Actually, yes - these are the mental gymnastics I can't stand.
I think you are confusing either what I'm saying or what you're saying. My statement is essentially definitional, not even really an opinion. There are multiple things that can be meant by professing one's faith, which can include not needing to comment on someone else's. It can also include
an opinion on someone else's without making definitive factual statements, and yes, of course it can also include declaring someone else to be objectively wrong. But the profession of faith can be made on many levels, not just intellectual, whereas a definitive statement of the falsity of someone else's claim does require a strong intellectual component. Not sure how you can say I'm doing mental gymnastics when professing faith is
literally not the same thing as just telling someone else they're wrong. And you are not even leaving out the potential for my profession of faith to include the possibility that you are are
partially right but missing important elements. Disagreement does not have to imply total negation, as you seem to imply.
But to proclaim yourself an atheist, means that you are also saying Christianity and every other theistic religion to be wrong. Same that if you say you believe in God, means that you're saying atheists are wrong.
I do not think this characterization is really representative of (a) most people who would call themselves 'atheist', and (b) not really meaningful in terms of assessing
what is wrong in the profession of a diverging faith/belief. For example one of the biggest cons in the anti-religion faction is that the dumb religious people believe in a bearded man in the sky. Where is the bearded man, they ask, show us with a telescope. I'm only being slightly cheeky in how I phrase this, because I think in many cases it's not far off. So for an atheist to say a religious person "is wrong" when what they are calling wrong is this idea, means they're not even talking about the same thing, no less contradicting each other. By contrast, a person of a particular faith, when confronted with an atheist, might well ask what it is they do believe, why they do, and what life experience contributes to this worldview. It's the totality of it that must be examined, along with the implicit metaphysics, etc (it doesn't have to be phrased like that, but that's what it entails actually). It is entirely possible, for instance, for a Catholic or Buddhist to have a fairly high degree of alignment of belief, even though obviously there cannot be a 1:1 mapping (or at least so Lewis claims, and which I agree with). So the issue isn't right vs wrong; that's a very narrow and actually misleading way to see it. While there are obviously ideas a religious person would tend to say 'are wrong', that is not equivalent to announcing a priori "anyone who disagrees with me is wrong". That's what theological/philosophical debate is about: to determine what, if anything, the disagreement actually consists in.
C.S. Lewis understands this plain fact. And so many others go into mental gymnastics to argue that when you say X is true, that doesn't mean you believe opposite-of-X to be false.

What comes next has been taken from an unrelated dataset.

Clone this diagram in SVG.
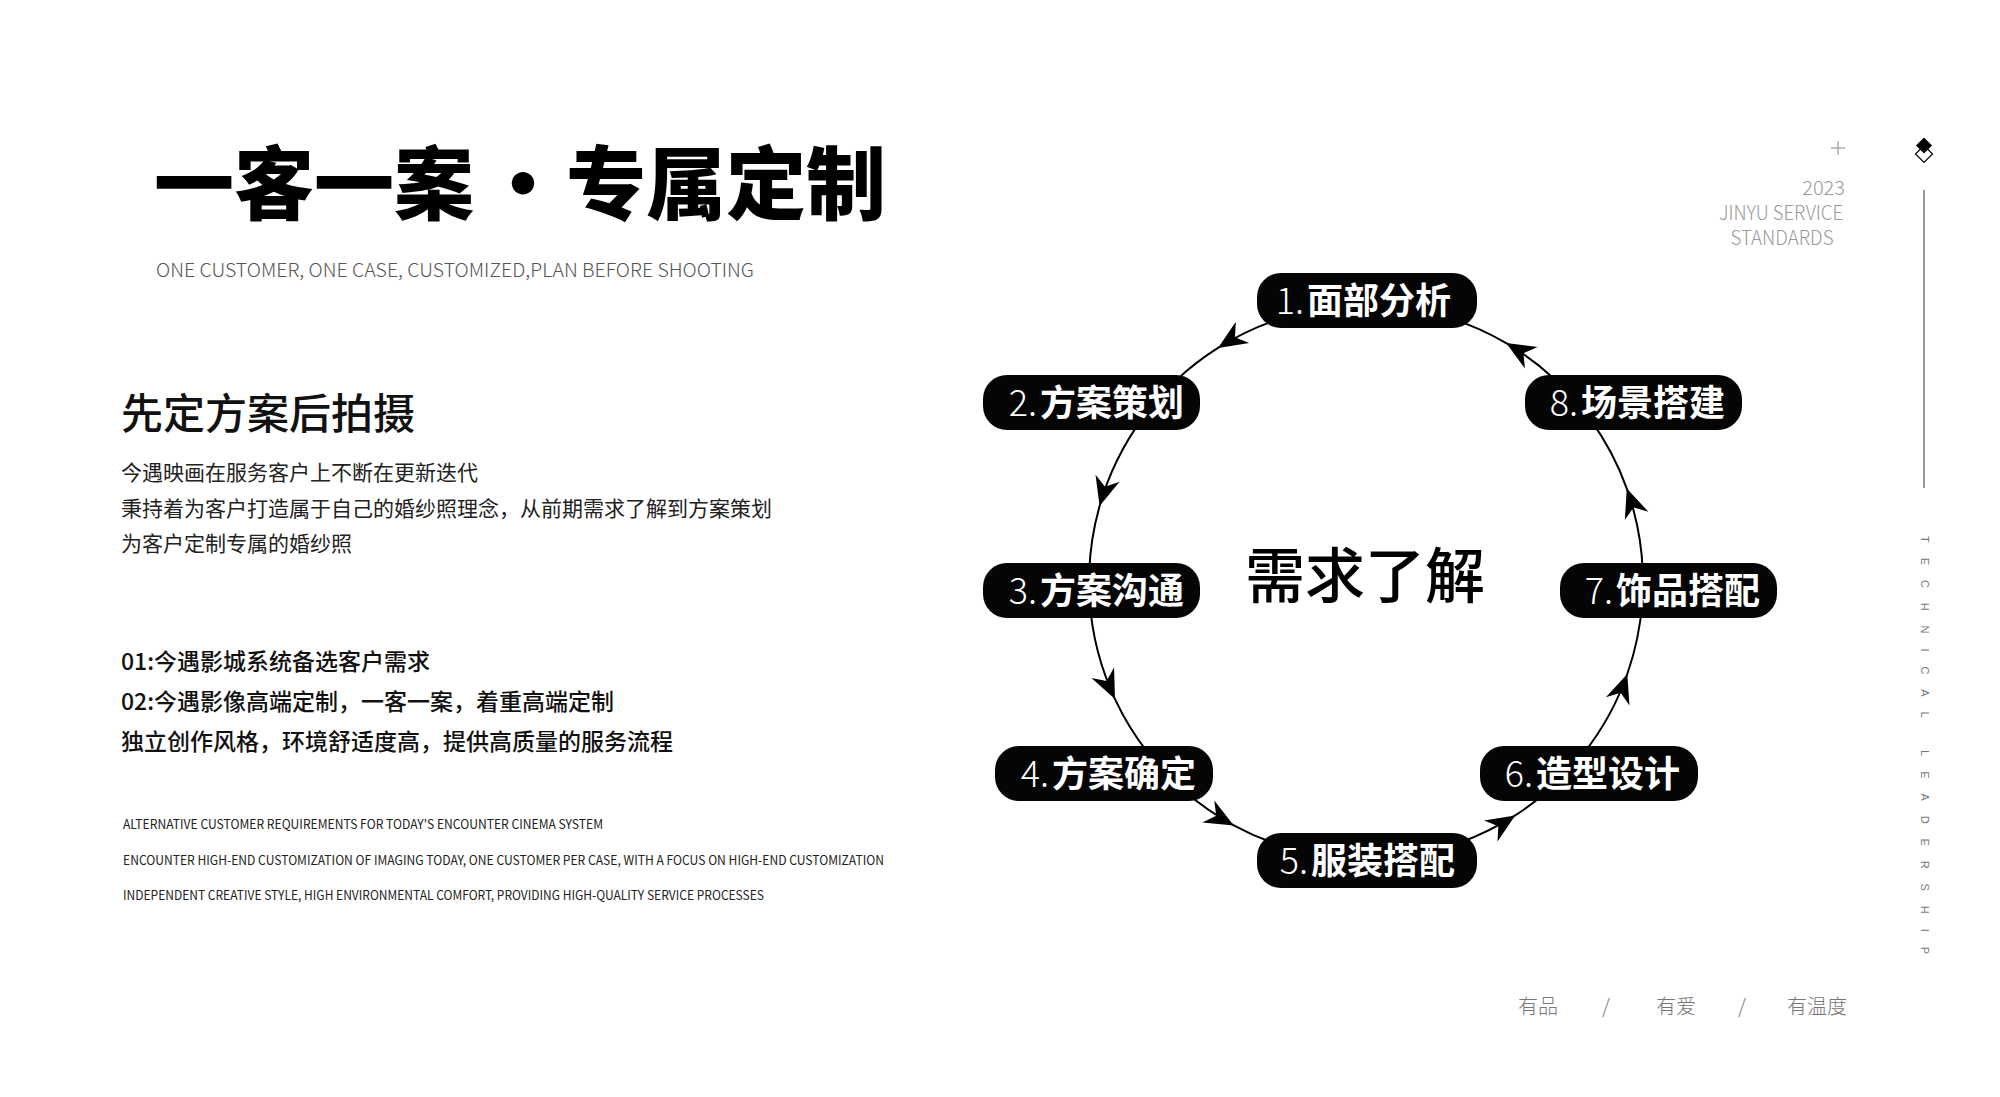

Yes, but the topic isn't just what the facts are, but rather our relationship to the facts. I didn't read the full doc that JoshuaD linked to, just the excerpt, but I've read plenty of other Lewis stuff, and I don't believe he would argue (or even accept remotely) that a religious belief consists of a series of truth-statements that can be listed as axioms, and these comprise the belief system as it exists in an actual human being's mind. Our thoughts are not a list of facts that can be written on paper, although obviously the formal logical apparatus comes into play to help. Socrates, I think, was acutely aware that the relationship between ideas, life practices, instincts, and even social awareness, have a very difficult to understand connection, and that you can't even really just say that X is someone's 'belief' and leave it at that. Not to change the topic and say we can't speak of beliefs in terms of fact, and Lewis does speak of fact, but be careful about strawmanning Lewis into saying things he isn't. I don't believe he would argue that the disagreement about facts such as he mentions in the quote can just be boiled down to some statements that logic can sort out neatly. In fact the Catholic belief, for instance, is that there are certain things our logic is not up to sorting out, and so there is a limit to how definite a claim one can make about these in certain regards, beyond certain basics. Ascertaining which sorts of things we can even be sure about, or which are subject to the weaknesses in our reason, is one branch of philosophy (and theology) that is non-trivial. So it's not just a "plain fact" as you suggest! That Lewis in a particular essay speaks of certain facts an atheist and believer wouldn't agree on, is to make a particular point: in this case I expect his point is to refute the "what's the point of religion anyhow, I can be a good person without it" argument, which is a popular one. He is most likely not making a statement about epistemology here, nor is he making a statement about what sorts of claims a Christian person makes as a profession of faith. For that you'd have to read a much longer work.
ETA - I should just mention I keep referencing Catholic ideas, despite Lewis having been Anglican, only because I don't really know much about Anglicanism compared to what I know about Catholicism. But on most of these topics I believe his intent was to communicate general
Christian truths, and not strictly sectarian dogmas.